## What you should do
Return, without pictures, the lines from the start of the data through the one that contains "</body></html>".

Start Data for this task

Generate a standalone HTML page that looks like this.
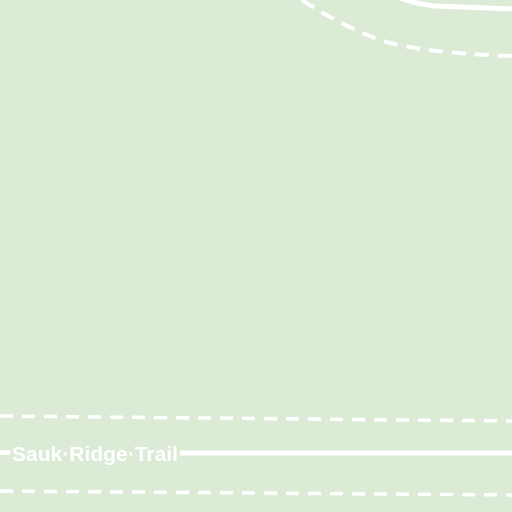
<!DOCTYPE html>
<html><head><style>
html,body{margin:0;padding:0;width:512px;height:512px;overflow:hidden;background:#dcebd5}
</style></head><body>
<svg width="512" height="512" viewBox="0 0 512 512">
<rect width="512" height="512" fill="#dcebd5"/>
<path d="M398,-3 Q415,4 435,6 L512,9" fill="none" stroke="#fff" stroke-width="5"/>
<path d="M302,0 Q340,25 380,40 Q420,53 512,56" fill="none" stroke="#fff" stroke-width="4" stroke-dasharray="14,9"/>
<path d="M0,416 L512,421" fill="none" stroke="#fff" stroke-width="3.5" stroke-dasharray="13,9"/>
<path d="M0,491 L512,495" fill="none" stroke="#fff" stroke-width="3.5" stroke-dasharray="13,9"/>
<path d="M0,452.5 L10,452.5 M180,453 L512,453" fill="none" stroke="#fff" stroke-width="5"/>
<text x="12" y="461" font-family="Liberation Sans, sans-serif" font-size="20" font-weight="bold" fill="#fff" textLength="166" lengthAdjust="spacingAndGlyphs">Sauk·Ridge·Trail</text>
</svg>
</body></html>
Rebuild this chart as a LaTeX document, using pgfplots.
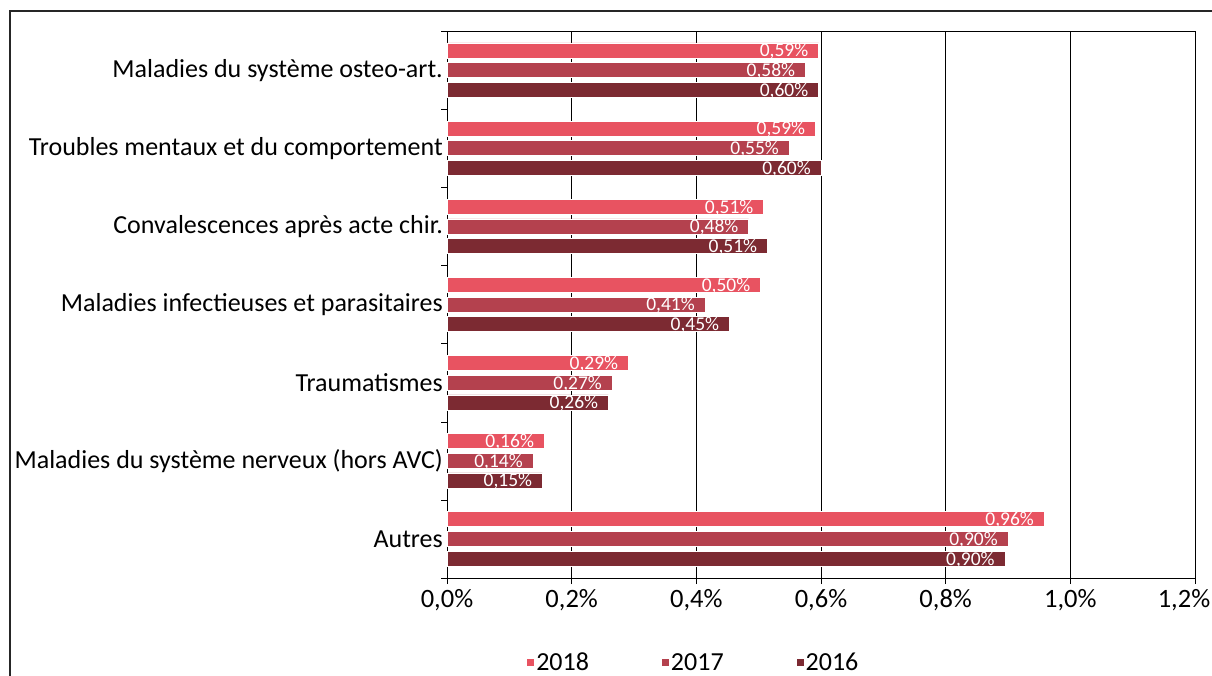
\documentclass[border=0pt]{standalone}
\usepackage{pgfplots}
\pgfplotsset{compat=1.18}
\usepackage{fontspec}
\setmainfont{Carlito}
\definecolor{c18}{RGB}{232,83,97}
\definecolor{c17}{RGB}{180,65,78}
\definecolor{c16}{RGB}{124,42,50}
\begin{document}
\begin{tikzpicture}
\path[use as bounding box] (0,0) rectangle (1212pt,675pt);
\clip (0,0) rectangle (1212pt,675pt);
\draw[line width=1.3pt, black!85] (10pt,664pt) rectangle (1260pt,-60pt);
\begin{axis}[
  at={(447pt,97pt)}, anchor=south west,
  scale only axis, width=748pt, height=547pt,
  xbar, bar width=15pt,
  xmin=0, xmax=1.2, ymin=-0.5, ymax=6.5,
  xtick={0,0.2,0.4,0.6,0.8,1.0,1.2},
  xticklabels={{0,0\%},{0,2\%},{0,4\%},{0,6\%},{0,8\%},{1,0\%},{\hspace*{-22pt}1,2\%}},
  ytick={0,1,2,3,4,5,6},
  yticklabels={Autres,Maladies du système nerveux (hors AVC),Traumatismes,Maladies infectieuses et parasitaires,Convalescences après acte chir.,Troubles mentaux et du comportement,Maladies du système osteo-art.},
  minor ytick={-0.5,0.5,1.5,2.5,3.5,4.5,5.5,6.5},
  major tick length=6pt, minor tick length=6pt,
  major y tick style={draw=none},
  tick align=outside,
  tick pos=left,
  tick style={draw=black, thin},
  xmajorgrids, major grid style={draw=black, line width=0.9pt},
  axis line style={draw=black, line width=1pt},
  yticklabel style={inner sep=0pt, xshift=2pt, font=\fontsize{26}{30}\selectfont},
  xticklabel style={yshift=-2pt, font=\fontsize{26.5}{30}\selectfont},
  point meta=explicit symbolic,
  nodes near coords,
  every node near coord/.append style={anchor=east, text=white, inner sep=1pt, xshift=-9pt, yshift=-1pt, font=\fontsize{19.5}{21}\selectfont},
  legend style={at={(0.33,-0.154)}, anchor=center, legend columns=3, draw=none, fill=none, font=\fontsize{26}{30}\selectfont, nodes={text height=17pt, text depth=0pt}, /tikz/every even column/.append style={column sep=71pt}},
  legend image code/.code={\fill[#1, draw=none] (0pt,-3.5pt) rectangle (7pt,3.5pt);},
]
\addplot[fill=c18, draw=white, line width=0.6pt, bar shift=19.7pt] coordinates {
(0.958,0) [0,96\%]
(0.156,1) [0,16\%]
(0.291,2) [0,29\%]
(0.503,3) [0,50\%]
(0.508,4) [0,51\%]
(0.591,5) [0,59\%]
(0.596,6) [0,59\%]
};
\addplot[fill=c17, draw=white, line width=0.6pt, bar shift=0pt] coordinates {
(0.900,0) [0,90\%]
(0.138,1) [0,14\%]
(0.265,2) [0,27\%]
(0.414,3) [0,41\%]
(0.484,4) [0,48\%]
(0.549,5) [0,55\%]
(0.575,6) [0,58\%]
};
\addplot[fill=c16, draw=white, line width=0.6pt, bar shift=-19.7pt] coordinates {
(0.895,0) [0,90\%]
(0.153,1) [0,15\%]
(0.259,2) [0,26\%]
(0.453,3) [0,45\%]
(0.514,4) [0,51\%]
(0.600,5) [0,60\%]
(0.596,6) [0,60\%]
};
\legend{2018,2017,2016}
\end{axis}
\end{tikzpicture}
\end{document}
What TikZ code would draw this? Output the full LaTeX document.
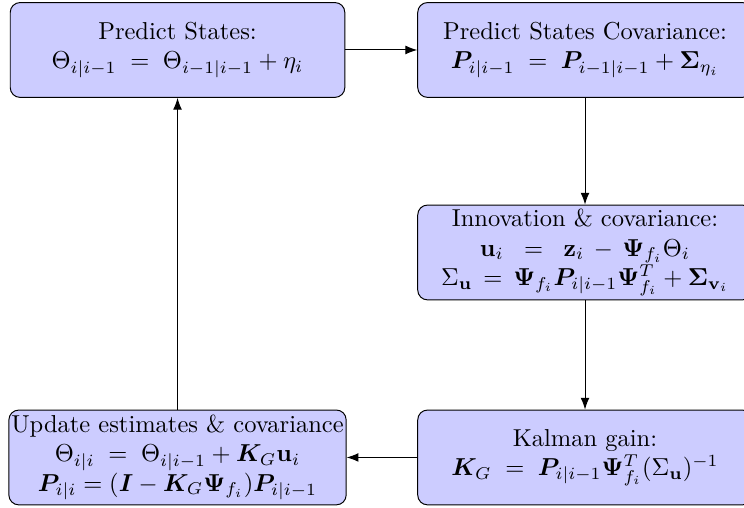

End Data for this task

## Expected output
Generate a standalone HTML page that looks like this.
<!DOCTYPE html>
<html><head><style>
html,body{margin:0;padding:0;width:512px;height:512px;overflow:hidden;background:#dcebd5}
</style></head><body>
<svg width="512" height="512" viewBox="0 0 512 512">
<rect width="512" height="512" fill="#dcebd5"/>
<path d="M398,-3 Q415,4 435,6 L512,9" fill="none" stroke="#fff" stroke-width="5"/>
<path d="M302,0 Q340,25 380,40 Q420,53 512,56" fill="none" stroke="#fff" stroke-width="4" stroke-dasharray="14,9"/>
<path d="M0,416 L512,421" fill="none" stroke="#fff" stroke-width="3.5" stroke-dasharray="13,9"/>
<path d="M0,491 L512,495" fill="none" stroke="#fff" stroke-width="3.5" stroke-dasharray="13,9"/>
<path d="M0,452.5 L10,452.5 M180,453 L512,453" fill="none" stroke="#fff" stroke-width="5"/>
<text x="12" y="461" font-family="Liberation Sans, sans-serif" font-size="20" font-weight="bold" fill="#fff" textLength="166" lengthAdjust="spacingAndGlyphs">Sauk·Ridge·Trail</text>
</svg>
</body></html>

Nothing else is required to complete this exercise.